Normal stuff so far. Westbrook continued:

“He’s a good defender for their team, but I don’t worry about nobody, how they’re defending. I can pretty much do what I want to do.”

That’s a problem. Loads of great NBA players have been afforded not only the talent and ability to “pretty much do what” they “want to do” over the course of the season, but also the environment in which to create. As dutifully supplied by team, teammates, media, representatives and knowledgeable Thunder fans who know that the team’s front office was left as absolute creatures in this instance, when Kevin Durant left a team built (kinda) for Kevin Durant, in exchange for no compensation.

Westbrook’s answer on Tuesday was a quote, not a statement, and it’s one that most pro basketball players will give after they’ve been limited to 6-23 shooting in a big game as Russell was in Game 1. The shots were there, the star will say, I just have to make them. And the less said about the history between Beverley and Westbrook, the better.

That’s not great, though. It’s good, but it’s not great.

This is Doug Collins basketball, and his track record within this style is hardly promising: Collins coached MichaelJordan and Grant Hill through their most rambunctious years, only making it once to the third round of the postseason as an upset. As with Russell the caveats were in place – who are MJ and Grant supposed to give up the ball to, early in a possession, Sam Vincent and Lindsey Hunter? – and if a 48-minute sampling from Sunday is any indication, the Thunder are soon to meet the same fate.

A 48-minute run, one game, and two jokes during two different practices? This is enough to write a player, a historic season, off?

It shouldn’t be, but this is where the Thunder are at right now because of its commitment to this style in the autumn. The team had no choice but to make a pact with Westbrook at his daffiest, and that partnership kept the team in the playoffs and gave Westbrook the historical bent he couldn’t help but earn on his own: Russell Westbrook is the first player to average a triple-double in a half century, since the last time a guy on a 43-win team pulled it off. Just a week before his club was outed in the first round.

We’re now judging a brief pair of Russell Westbrook’s between-game antics in a way that blames the OKC guard for his role in letting Don Ohl average 24 points per game 55 years ago, but when one approaches the game (and, to hear Russell tell it, playoff life) with such a rigid outlook, it’s hard to rise above.
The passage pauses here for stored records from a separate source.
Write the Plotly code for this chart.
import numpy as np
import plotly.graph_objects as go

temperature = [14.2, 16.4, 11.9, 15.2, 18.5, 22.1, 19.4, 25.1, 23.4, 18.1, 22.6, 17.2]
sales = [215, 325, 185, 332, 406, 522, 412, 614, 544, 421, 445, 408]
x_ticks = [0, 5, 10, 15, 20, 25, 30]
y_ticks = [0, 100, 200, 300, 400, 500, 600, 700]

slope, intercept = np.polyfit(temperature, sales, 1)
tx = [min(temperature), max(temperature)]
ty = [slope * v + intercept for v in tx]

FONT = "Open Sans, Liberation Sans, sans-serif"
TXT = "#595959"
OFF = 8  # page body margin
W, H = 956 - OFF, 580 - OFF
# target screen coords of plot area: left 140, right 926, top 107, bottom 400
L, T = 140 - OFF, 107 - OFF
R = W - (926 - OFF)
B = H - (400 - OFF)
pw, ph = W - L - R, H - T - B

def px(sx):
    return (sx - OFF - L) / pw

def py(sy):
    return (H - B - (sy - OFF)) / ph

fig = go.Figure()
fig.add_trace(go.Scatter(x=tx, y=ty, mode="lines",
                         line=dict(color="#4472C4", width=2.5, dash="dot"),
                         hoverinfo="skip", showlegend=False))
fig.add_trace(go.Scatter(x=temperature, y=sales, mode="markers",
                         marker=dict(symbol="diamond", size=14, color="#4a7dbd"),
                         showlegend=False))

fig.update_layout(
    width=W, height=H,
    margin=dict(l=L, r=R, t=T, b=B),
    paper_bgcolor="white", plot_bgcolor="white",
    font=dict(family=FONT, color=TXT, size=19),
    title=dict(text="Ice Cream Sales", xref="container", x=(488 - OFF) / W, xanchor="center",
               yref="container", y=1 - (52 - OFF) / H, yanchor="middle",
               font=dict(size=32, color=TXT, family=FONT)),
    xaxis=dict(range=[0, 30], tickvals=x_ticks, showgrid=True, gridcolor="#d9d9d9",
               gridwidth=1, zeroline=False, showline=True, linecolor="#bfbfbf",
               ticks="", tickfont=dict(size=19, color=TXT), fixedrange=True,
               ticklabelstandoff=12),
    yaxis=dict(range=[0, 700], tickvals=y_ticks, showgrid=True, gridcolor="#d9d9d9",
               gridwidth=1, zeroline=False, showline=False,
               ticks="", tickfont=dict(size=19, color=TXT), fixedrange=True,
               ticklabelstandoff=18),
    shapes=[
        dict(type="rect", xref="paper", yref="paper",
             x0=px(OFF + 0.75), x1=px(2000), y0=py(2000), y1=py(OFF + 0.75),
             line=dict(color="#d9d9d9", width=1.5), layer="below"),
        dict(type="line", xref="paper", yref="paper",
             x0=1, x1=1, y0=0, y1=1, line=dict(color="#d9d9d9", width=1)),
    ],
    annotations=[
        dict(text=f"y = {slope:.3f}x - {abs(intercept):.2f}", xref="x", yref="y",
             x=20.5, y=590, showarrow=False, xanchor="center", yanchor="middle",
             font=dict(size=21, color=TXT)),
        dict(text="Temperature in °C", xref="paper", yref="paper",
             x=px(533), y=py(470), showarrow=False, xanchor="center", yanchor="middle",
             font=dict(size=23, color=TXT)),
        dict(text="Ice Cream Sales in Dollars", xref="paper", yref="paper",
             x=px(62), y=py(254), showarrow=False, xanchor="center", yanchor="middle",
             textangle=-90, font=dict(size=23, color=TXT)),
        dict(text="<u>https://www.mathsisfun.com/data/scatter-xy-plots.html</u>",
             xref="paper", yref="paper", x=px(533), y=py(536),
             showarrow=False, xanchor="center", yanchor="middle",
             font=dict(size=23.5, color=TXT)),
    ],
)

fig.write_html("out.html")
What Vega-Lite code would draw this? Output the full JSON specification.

The Thunder were never going to be better than the sum of their parts, and Russell Westbrook and his friend never had any interest in attempting the long way ‘round. Not because he’s selfish, just because there was too much work to do in the interim.

This is why the Thunder are left with Russell, and his friend, to make it alright. Disagree with the approach all you want, one can’t turn their head away from the fascinating way in which Westbrook and his buddy drag us all around.